╔══

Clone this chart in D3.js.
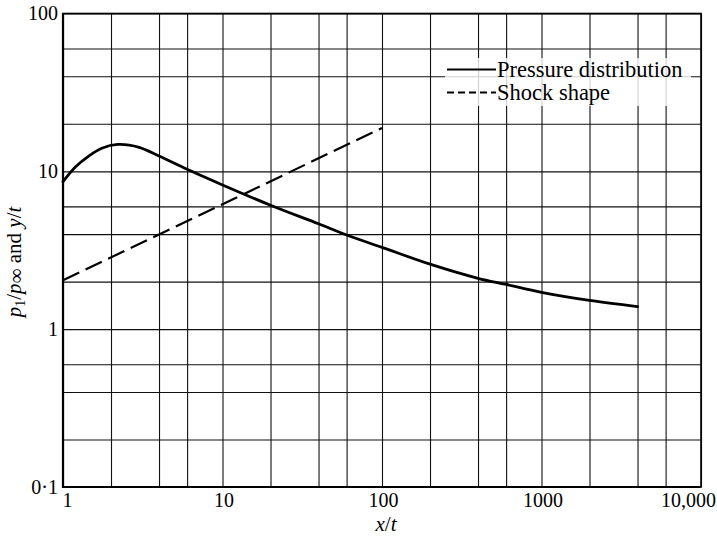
<!DOCTYPE html>
<html>
<head>
<meta charset="utf-8">
<script src="https://cdn.jsdelivr.net/npm/d3@7"></script>
<style>
  body { margin: 0; background: #fff; }
  svg { display: block; }
</style>
</head>
<body>
<div id="chart"></div>
<script>
"use strict";

// Pressure distribution p1/p_inf against x/t
var pressureX = [1, 1.2, 1.45, 1.75, 2.2, 3, 4, 6, 10, 20, 40, 60, 100, 200, 400, 600, 1000, 2000, 4000];
var pressureY = [8.6, 10.7, 12.5, 14.0, 14.8, 14.2, 12.5, 10.3, 8.2, 6.1, 4.65, 3.95, 3.3, 2.58, 2.1, 1.92, 1.71, 1.52, 1.39];

// Shock shape y/t against x/t
var shockX = [1, 100];
var shockY = [2.04, 18.8];

// Grid lines and tick labels
var gridX = [1, 2, 4, 6, 10, 20, 40, 60, 100, 200, 400, 600, 1000, 2000, 4000, 6000, 10000];
var gridY = [0.1, 0.2, 0.4, 0.6, 1, 2, 4, 6, 10, 20, 40, 60, 100];
var tickX = [1, 10, 100, 1000, 10000];
var tickXLabels = ["1", "10", "100", "1000", "10,000"];
var tickY = [0.1, 1, 10, 100];
var tickYLabels = ["0\u00b71", "1", "10", "100"];

var W = 717, H = 539;
var plotL = 63, plotR = 701, plotT = 13.5, plotB = 487;
var serif = "'Liberation Serif', 'DejaVu Serif', serif";

var svg = d3.select("#chart").append("svg")
  .attr("width", W)
  .attr("height", H);

var x = d3.scaleLog().domain([1, 10000]).range([plotL, plotR]);
var y = d3.scaleLog().domain([0.1, 100]).range([plotB, plotT]);

// Grid
var gx = svg.append("g")
  .attr("transform", "translate(0," + plotB + ")")
  .call(d3.axisBottom(x).tickValues(gridX).tickFormat("").tickSize(-(plotB - plotT)).tickSizeOuter(0));
var gy = svg.append("g")
  .attr("transform", "translate(" + plotL + ",0)")
  .call(d3.axisLeft(y).tickValues(gridY).tickFormat("").tickSize(-(plotR - plotL)).tickSizeOuter(0));
[gx, gy].forEach(function(g) {
  g.select(".domain").remove();
  g.selectAll(".tick line")
    .attr("stroke", "#111")
    .attr("stroke-width", 1.1);
});

// Legend knock-out so the grid does not run through the text
svg.append("rect")
  .attr("x", 445).attr("y", 58)
  .attr("width", 246).attr("height", 48)
  .style("fill", "#fff")
  .style("fill-opacity", 0.8);

// Frame
svg.append("rect")
  .attr("x", plotL).attr("y", plotT)
  .attr("width", plotR - plotL).attr("height", plotB - plotT)
  .style("fill", "none")
  .attr("stroke", "#000")
  .attr("stroke-width", 1.6);
svg.append("path")
  .attr("d", "M" + plotL + "," + plotT + "V" + plotB + "H" + plotR)
  .style("fill", "none")
  .attr("stroke", "#000")
  .attr("stroke-width", 2.2);

// Tick labels
var ax = svg.append("g")
  .attr("transform", "translate(0," + plotB + ")")
  .call(d3.axisBottom(x).tickValues(tickX).tickSize(0).tickPadding(6)
    .tickFormat(function(d, i) { return tickXLabels[i]; }));
ax.select(".domain").remove();
ax.selectAll("text")
  .attr("font-family", serif)
  .attr("font-size", "20px")
  .attr("fill", "#000")
  .attr("dx", function(d, i) { return i == 0 ? 4 : (i == tickX.length - 1 ? -13 : 1); });

var ay = svg.append("g")
  .attr("transform", "translate(" + plotL + ",0)")
  .call(d3.axisLeft(y).tickValues(tickY).tickSize(0).tickPadding(5)
    .tickFormat(function(d, i) { return tickYLabels[i]; }));
ay.select(".domain").remove();
ay.selectAll("text")
  .attr("font-family", serif)
  .attr("font-size", "20px")
  .attr("fill", "#000");

// Curves
var line = d3.line()
  .x(function(d) { return x(d[0]); })
  .y(function(d) { return y(d[1]); });

svg.append("path")
  .datum(d3.zip(pressureX, pressureY))
  .attr("d", line.curve(d3.curveCatmullRom.alpha(0.5)))
  .style("fill", "none")
  .attr("stroke", "#000")
  .attr("stroke-width", 2.8)
  .attr("stroke-linecap", "round");

svg.append("path")
  .datum(d3.zip(shockX, shockY))
  .attr("d", line.curve(d3.curveLinear))
  .style("fill", "none")
  .attr("stroke", "#000")
  .attr("stroke-width", 2.2)
  .attr("stroke-dasharray", "18,7");

// Legend
svg.append("line")
  .attr("x1", 447).attr("x2", 496)
  .attr("y1", 69.5).attr("y2", 69.5)
  .attr("stroke", "#000")
  .attr("stroke-width", 2);
svg.append("line")
  .attr("x1", 447).attr("x2", 496)
  .attr("y1", 92.5).attr("y2", 92.5)
  .attr("stroke", "#000")
  .attr("stroke-width", 1.8)
  .attr("stroke-dasharray", "7,4");
svg.append("text")
  .attr("x", 497).attr("y", 77)
  .attr("font-family", serif)
  .attr("font-size", "22.5px")
  .text("Pressure distribution");
svg.append("text")
  .attr("x", 497).attr("y", 100)
  .attr("font-family", serif)
  .attr("font-size", "22.5px")
  .text("Shock shape");

// Axis titles
var xt = svg.append("text")
  .attr("x", 386).attr("y", 531)
  .attr("text-anchor", "middle")
  .attr("font-family", serif)
  .attr("font-size", "21px");
xt.append("tspan").attr("font-style", "italic").text("x");
xt.append("tspan").text("/");
xt.append("tspan").attr("font-style", "italic").text("t");

var yt = svg.append("text")
  .attr("transform", "translate(21,262) rotate(-90)")
  .attr("text-anchor", "middle")
  .attr("font-family", serif)
  .attr("font-size", "21px");
yt.append("tspan").attr("font-style", "italic").text("p");
yt.append("tspan").attr("font-size", "14px").attr("dy", 4).text("1");
yt.append("tspan").attr("dy", -4).text("/");
yt.append("tspan").attr("font-style", "italic").text("p");
yt.append("tspan").attr("dy", 2).text("\u221e");
yt.append("tspan").attr("dy", -2).text(" and ");
yt.append("tspan").attr("font-style", "italic").text("y");
yt.append("tspan").text("/");
yt.append("tspan").attr("font-style", "italic").text("t");
</script>
</body>
</html>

╚══

What the task requires: Exactly reproduce the run of lines from the start of the listing through the line with "1.71, 1.52, 1.39];", inclusive; pictures are not copied.

Solution to this exercise:
Clone this chart in D3.js.
<!DOCTYPE html>
<html>
<head>
<meta charset="utf-8">
<script src="https://cdn.jsdelivr.net/npm/d3@7"></script>
<style>
  body { margin: 0; background: #fff; }
  svg { display: block; }
</style>
</head>
<body>
<div id="chart"></div>
<script>
"use strict";

// Pressure distribution p1/p_inf against x/t
var pressureX = [1, 1.2, 1.45, 1.75, 2.2, 3, 4, 6, 10, 20, 40, 60, 100, 200, 400, 600, 1000, 2000, 4000];
var pressureY = [8.6, 10.7, 12.5, 14.0, 14.8, 14.2, 12.5, 10.3, 8.2, 6.1, 4.65, 3.95, 3.3, 2.58, 2.1, 1.92, 1.71, 1.52, 1.39];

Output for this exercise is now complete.